Rows from a dataset of charts and code:
Begin

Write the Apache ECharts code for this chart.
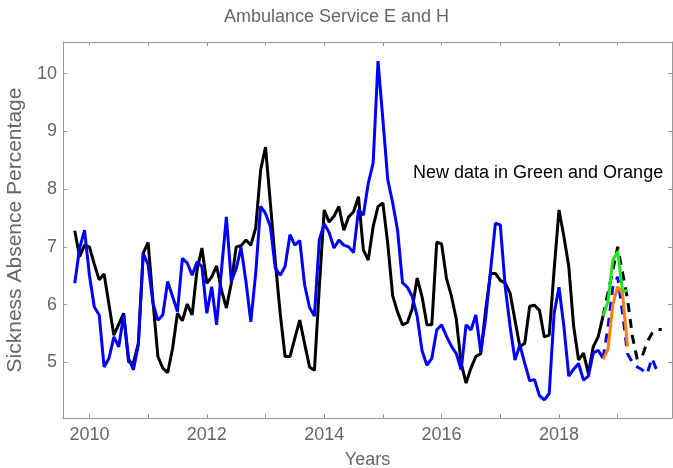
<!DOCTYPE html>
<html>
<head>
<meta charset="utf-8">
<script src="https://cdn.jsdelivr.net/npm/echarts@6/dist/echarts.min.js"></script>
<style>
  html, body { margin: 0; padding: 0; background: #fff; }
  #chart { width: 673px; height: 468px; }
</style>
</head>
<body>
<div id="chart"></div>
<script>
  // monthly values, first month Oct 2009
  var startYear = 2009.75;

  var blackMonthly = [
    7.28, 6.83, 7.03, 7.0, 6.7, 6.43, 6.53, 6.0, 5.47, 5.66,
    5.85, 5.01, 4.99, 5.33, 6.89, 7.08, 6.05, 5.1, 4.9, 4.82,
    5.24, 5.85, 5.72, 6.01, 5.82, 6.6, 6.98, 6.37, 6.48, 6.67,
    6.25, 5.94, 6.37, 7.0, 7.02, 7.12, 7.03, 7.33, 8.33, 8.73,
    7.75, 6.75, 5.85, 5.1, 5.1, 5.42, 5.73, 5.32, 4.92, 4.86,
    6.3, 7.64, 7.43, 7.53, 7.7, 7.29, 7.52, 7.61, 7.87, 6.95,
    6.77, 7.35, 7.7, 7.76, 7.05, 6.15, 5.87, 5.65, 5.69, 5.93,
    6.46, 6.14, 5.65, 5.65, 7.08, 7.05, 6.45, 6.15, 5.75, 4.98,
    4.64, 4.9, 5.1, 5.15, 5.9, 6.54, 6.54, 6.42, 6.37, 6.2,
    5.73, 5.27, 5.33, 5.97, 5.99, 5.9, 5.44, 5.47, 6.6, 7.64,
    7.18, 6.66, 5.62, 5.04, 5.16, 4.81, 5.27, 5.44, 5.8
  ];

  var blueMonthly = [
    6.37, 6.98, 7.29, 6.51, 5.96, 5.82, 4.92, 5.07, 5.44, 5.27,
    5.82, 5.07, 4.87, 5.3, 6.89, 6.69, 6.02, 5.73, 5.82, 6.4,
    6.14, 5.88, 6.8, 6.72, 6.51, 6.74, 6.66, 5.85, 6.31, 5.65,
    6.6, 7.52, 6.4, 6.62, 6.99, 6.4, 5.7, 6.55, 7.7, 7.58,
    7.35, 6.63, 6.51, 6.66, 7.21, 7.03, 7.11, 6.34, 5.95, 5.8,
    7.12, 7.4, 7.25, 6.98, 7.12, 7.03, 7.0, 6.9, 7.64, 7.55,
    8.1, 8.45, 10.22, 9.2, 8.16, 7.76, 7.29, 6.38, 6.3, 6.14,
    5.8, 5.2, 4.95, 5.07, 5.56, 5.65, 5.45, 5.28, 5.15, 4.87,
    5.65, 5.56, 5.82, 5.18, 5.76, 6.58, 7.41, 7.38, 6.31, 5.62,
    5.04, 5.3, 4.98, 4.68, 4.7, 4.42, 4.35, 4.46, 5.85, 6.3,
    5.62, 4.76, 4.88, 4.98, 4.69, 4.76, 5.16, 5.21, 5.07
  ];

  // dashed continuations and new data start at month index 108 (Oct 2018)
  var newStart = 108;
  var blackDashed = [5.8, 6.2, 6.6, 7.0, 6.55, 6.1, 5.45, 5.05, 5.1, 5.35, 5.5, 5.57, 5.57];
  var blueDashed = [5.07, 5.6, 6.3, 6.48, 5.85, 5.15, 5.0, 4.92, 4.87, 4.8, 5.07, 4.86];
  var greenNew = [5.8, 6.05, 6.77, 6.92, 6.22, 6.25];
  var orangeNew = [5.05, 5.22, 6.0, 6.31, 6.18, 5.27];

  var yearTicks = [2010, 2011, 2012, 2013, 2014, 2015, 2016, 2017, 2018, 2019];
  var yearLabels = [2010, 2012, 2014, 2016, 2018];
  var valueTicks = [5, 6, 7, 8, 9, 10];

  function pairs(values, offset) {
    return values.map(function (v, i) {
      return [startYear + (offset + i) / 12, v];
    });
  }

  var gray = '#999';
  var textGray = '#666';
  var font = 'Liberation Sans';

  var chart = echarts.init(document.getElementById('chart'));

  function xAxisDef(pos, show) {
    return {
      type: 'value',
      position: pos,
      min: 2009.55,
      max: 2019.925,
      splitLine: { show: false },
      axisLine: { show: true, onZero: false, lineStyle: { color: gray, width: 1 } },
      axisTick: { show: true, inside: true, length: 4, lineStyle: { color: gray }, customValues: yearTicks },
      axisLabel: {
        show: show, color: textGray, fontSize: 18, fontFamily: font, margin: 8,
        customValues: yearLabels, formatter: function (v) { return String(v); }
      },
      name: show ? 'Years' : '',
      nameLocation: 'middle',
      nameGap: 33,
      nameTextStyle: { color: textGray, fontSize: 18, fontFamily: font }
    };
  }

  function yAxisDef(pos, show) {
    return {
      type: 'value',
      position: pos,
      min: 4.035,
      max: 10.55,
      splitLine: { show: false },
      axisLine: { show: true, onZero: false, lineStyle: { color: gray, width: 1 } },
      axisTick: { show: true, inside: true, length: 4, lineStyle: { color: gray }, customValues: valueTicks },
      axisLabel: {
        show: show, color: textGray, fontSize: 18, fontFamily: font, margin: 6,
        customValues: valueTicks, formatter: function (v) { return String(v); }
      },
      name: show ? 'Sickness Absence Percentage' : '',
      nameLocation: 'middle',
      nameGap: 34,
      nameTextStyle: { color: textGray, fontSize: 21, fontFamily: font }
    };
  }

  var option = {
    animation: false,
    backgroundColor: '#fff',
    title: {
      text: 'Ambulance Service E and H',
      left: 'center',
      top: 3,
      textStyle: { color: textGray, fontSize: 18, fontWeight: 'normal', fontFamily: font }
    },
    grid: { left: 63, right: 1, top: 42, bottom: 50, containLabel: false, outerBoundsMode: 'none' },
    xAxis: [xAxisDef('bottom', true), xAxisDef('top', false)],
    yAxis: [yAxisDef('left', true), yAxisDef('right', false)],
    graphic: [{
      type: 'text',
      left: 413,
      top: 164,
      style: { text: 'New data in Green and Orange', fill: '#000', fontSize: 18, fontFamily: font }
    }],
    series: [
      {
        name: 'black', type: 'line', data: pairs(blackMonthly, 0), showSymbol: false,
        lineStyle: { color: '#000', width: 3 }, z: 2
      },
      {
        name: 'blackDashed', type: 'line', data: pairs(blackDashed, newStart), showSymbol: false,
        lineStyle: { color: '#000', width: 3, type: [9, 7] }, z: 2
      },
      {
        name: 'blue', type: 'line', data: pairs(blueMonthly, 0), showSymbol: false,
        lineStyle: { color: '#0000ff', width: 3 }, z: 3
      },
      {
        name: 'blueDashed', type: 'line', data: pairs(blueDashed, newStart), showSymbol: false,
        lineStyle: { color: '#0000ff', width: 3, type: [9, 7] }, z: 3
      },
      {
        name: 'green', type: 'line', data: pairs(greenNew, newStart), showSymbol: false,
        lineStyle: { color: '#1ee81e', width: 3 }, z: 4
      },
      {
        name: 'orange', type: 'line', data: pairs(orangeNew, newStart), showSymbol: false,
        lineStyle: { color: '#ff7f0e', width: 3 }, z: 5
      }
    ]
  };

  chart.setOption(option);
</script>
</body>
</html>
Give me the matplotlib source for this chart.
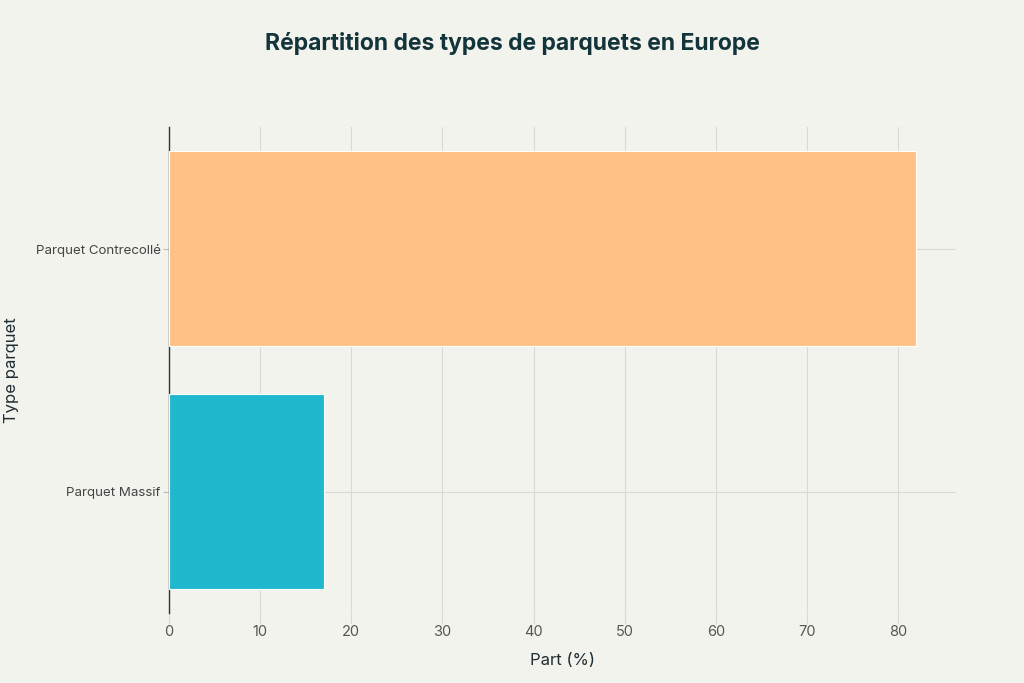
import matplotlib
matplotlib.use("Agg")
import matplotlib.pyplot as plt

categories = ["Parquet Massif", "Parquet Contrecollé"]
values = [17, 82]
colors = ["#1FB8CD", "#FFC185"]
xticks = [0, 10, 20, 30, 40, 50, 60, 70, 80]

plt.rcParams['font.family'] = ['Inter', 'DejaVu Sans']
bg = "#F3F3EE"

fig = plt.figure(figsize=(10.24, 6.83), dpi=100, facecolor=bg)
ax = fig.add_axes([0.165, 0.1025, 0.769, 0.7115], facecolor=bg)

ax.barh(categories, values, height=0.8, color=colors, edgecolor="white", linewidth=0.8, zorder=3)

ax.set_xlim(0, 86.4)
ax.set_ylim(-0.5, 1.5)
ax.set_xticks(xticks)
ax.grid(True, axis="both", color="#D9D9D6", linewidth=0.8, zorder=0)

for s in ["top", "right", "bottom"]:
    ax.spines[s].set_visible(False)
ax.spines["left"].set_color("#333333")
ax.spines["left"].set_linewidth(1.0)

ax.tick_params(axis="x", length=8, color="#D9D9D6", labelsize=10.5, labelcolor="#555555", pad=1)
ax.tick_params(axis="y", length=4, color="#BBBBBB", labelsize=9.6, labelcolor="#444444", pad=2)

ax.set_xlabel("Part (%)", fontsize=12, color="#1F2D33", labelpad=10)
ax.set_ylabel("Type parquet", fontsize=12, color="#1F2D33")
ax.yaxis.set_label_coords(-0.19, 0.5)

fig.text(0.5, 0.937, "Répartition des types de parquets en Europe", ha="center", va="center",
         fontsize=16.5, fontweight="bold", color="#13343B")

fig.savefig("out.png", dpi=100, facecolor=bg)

End

EXERCISE AIM - Reproduce only the lines of the records from the start up to and including the line that holds "var startYear = 2009.75;"; do not carry over any picture.

THE RESULT -
Write the Apache ECharts code for this chart.
<!DOCTYPE html>
<html>
<head>
<meta charset="utf-8">
<script src="https://cdn.jsdelivr.net/npm/echarts@6/dist/echarts.min.js"></script>
<style>
  html, body { margin: 0; padding: 0; background: #fff; }
  #chart { width: 673px; height: 468px; }
</style>
</head>
<body>
<div id="chart"></div>
<script>
  // monthly values, first month Oct 2009
  var startYear = 2009.75;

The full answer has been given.